Task brief
Could you write out the opening lines of the data, word for word, stopping after the line that contains "ReferenceLine, ReferenceArea, ReferenceDot"?

_ _ _

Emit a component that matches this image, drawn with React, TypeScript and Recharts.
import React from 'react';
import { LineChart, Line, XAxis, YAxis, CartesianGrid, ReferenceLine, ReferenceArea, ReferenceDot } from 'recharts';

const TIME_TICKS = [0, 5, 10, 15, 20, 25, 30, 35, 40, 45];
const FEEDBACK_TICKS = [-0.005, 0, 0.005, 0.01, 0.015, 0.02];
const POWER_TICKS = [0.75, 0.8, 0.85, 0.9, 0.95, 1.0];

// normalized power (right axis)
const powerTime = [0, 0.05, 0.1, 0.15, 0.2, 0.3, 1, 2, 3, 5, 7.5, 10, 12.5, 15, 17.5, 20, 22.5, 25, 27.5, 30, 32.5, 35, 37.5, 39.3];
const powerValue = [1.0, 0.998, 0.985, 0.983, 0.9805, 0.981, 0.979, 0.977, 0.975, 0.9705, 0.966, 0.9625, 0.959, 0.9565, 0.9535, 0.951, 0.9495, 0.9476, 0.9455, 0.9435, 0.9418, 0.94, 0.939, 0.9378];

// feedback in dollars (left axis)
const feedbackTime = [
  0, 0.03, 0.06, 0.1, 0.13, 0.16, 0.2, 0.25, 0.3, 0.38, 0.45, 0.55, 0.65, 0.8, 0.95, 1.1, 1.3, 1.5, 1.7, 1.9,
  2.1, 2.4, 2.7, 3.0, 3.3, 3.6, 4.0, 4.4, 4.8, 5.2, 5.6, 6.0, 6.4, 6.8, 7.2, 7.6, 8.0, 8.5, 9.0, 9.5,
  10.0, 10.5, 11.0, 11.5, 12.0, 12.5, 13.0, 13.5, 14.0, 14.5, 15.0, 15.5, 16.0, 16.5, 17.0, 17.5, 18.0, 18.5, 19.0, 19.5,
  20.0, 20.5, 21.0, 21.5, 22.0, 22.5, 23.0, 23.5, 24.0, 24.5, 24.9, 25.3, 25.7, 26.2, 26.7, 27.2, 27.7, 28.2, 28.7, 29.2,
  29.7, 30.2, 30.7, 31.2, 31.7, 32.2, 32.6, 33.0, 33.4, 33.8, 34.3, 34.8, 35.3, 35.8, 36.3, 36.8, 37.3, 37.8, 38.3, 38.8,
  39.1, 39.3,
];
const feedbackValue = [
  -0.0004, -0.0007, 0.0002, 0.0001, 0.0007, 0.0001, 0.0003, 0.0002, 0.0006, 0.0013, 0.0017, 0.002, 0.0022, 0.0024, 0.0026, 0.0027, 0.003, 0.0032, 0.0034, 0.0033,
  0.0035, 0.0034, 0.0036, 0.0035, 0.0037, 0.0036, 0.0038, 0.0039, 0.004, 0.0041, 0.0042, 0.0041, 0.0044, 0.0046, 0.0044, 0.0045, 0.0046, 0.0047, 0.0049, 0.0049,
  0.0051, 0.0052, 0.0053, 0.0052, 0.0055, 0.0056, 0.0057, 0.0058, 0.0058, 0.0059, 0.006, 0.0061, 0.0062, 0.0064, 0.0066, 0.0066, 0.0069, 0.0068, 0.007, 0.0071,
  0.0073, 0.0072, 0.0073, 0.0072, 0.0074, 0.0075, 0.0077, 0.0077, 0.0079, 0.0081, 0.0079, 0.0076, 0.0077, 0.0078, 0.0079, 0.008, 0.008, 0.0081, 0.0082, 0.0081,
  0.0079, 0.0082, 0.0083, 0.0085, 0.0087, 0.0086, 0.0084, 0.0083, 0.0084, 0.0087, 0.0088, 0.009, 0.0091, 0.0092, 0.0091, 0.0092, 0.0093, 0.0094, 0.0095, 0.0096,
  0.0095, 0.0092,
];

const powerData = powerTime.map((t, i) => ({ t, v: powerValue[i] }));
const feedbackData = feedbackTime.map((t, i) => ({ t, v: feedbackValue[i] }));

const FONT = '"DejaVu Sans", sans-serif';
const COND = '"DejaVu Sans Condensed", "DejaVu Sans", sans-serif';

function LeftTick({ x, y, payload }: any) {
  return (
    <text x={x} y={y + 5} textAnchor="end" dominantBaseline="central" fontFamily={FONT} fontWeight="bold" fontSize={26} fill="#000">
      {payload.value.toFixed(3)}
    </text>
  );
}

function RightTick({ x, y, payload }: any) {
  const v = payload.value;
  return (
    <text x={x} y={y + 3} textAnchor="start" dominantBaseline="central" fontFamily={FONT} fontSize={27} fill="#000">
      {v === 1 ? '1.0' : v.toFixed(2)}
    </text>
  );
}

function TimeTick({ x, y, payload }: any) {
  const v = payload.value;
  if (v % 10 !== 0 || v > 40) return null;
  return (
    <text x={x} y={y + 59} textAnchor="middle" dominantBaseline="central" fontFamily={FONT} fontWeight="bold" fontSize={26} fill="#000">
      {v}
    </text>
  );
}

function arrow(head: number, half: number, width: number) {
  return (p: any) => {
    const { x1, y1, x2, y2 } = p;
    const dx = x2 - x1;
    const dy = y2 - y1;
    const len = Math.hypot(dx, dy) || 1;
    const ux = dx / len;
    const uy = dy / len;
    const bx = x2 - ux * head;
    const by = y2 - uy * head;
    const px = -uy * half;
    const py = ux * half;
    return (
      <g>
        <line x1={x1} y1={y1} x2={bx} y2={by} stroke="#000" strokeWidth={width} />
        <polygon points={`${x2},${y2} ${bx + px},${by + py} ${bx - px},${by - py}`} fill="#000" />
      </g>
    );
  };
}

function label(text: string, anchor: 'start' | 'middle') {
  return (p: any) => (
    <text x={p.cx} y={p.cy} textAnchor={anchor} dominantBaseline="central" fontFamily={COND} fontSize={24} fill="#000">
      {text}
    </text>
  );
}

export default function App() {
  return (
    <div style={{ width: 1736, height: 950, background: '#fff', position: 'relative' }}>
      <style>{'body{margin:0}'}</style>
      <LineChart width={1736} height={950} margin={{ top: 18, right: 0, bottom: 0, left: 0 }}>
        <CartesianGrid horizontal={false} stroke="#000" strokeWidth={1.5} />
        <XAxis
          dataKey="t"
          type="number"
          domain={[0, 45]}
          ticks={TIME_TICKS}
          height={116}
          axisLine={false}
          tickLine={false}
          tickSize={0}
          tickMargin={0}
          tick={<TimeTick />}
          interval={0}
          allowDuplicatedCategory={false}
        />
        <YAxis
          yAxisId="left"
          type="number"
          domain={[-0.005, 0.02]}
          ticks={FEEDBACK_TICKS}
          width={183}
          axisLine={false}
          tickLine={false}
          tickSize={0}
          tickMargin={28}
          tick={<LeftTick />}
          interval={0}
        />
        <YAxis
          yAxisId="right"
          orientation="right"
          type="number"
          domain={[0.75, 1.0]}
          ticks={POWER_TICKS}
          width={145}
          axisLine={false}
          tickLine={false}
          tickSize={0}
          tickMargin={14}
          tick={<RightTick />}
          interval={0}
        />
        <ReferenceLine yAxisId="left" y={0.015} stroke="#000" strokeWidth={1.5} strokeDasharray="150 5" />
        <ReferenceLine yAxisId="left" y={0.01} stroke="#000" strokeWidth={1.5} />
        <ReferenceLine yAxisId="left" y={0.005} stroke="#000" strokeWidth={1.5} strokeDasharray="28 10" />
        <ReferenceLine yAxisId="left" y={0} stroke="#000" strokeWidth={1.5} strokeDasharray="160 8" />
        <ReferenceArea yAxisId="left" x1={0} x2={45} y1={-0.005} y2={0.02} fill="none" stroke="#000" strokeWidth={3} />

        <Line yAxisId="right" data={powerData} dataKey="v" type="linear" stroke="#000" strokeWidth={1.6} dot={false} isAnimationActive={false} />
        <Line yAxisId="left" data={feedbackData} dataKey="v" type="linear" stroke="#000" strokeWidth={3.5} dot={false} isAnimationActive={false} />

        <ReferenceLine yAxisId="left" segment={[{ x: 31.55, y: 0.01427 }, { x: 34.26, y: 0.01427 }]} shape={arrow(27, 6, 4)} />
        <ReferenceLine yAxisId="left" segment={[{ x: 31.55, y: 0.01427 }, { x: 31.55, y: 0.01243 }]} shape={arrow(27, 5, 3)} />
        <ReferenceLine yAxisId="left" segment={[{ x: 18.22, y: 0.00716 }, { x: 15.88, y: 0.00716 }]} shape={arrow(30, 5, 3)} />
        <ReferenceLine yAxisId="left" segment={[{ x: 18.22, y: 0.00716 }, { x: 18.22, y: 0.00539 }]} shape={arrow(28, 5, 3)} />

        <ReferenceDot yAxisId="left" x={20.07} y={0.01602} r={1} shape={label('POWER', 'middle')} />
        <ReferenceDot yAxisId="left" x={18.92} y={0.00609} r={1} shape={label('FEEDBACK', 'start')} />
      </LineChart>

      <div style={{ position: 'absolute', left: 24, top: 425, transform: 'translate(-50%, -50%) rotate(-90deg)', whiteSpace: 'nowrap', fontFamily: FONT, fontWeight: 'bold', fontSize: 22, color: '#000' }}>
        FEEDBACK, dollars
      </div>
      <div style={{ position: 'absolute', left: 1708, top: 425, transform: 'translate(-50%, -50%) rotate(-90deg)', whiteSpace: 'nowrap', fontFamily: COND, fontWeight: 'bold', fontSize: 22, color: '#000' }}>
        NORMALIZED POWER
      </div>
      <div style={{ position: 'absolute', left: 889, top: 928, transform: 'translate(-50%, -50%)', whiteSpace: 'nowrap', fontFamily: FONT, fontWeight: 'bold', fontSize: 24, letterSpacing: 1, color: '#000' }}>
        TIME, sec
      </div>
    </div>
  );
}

_ _ _

Finished task
Emit a component that matches this image, drawn with React, TypeScript and Recharts.
import React from 'react';
import { LineChart, Line, XAxis, YAxis, CartesianGrid, ReferenceLine, ReferenceArea, ReferenceDot } from 'recharts';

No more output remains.